Abstract
Chinese law today is in a state of amazing efflorescence. Systematization of legal propositions is not, however, a newcomer in China nor is law administration a lately developed concern of an authorita- rian state. On the contrary, awareness of laws and of lawfulness existed long ago. Documents of the later years of the Zhou dynasty (1122-256 B.C.) evince considerable sophistication about legal obligations, and the Emperor in that distant time left little doubt about who was in charge of law administration throughout the imperial realm.
Instances of technically advanced lawmaking in Chinese antiquity occasionally strike the eye. Centuries ago, for example, the legal rights and duties of mortgagors and mortgagees had been clearly delineated. In that instance the purpose was not to resolve conflicts between opposing interests, but to assist the imperial tax collector in identifying whom he should pursue. The bulk of ancient law, in fact, seems to have been designed to reinforce the duties owed to one’s elders and betters, and above all to the Emperor; inter-personal relations were largely left to the customary regulations of locality and family – bearing always in mind the generally accepted Confucian proposition that the loftier and older a person became, the greater became the likelihood of his being right. Even under the penal law of the early twentieth century, a father could kill his son without incurring much more than a reproof and a warning, while a son who killed his father, or even his only slightly older brother, faced a very hard time. Only the killing of friend by friend came to court on an even keel, so to speak.

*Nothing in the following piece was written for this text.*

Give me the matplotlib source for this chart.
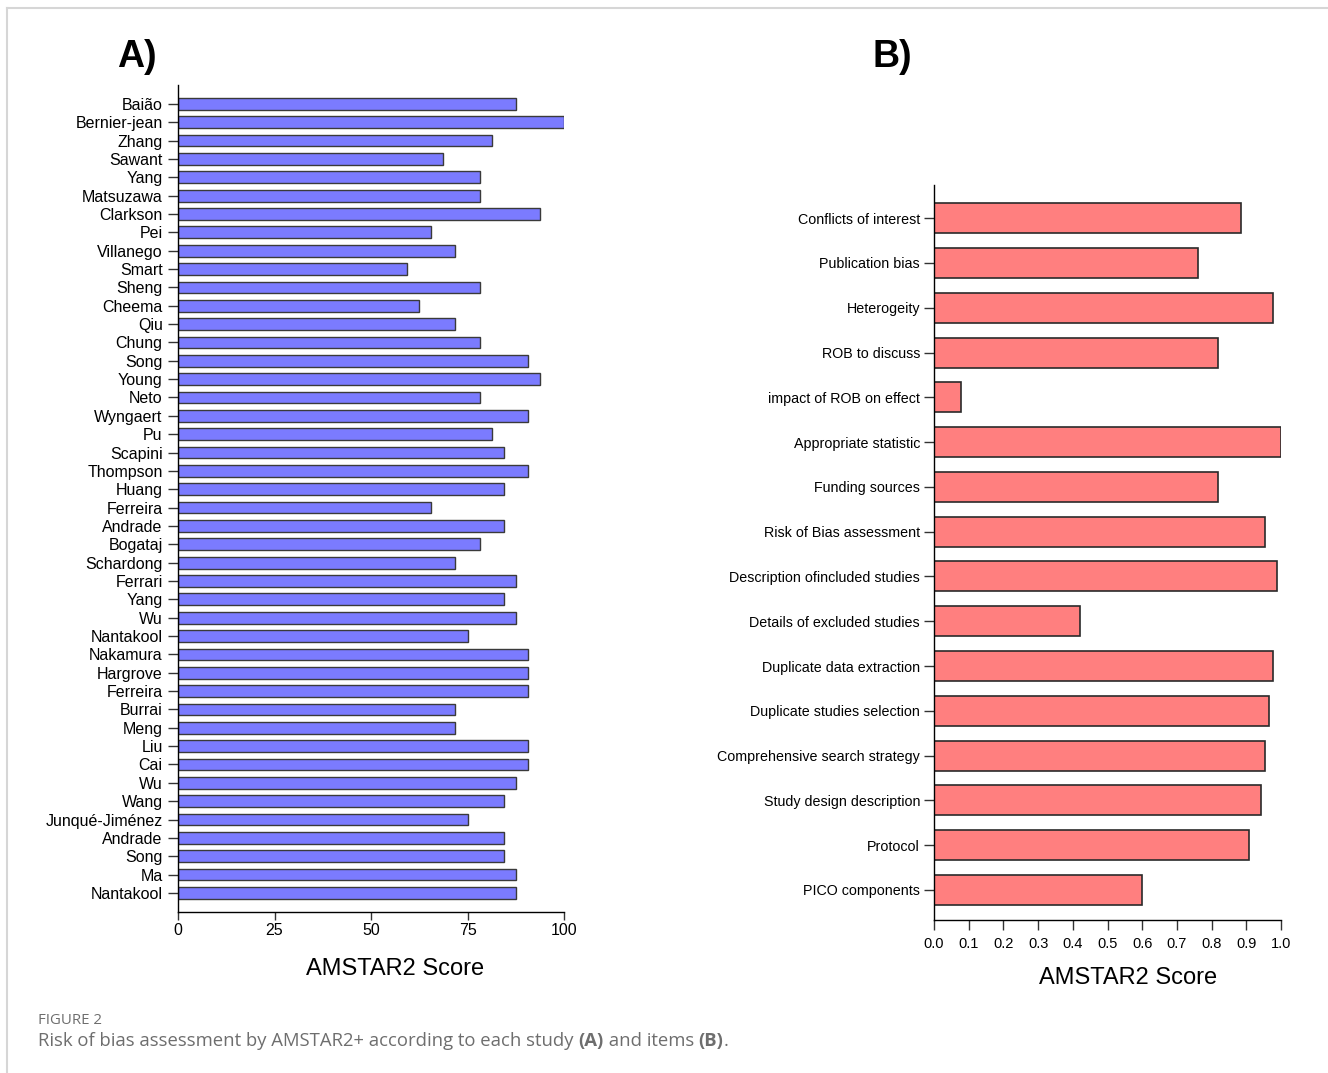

Matters of little imperial concern – and those included most of what is nowadays regarded as the Civil as distinct from the Criminal Law – were left to supposedly shared moral values coupled with private lawmaking through the formation of contracts (both commercial and matrimonial). The processes of conciliation, adjustment, and compromise, rather than the rulings of state organs, were relied upon if later disputes were to arise; custom, not law, was the determinant of rights.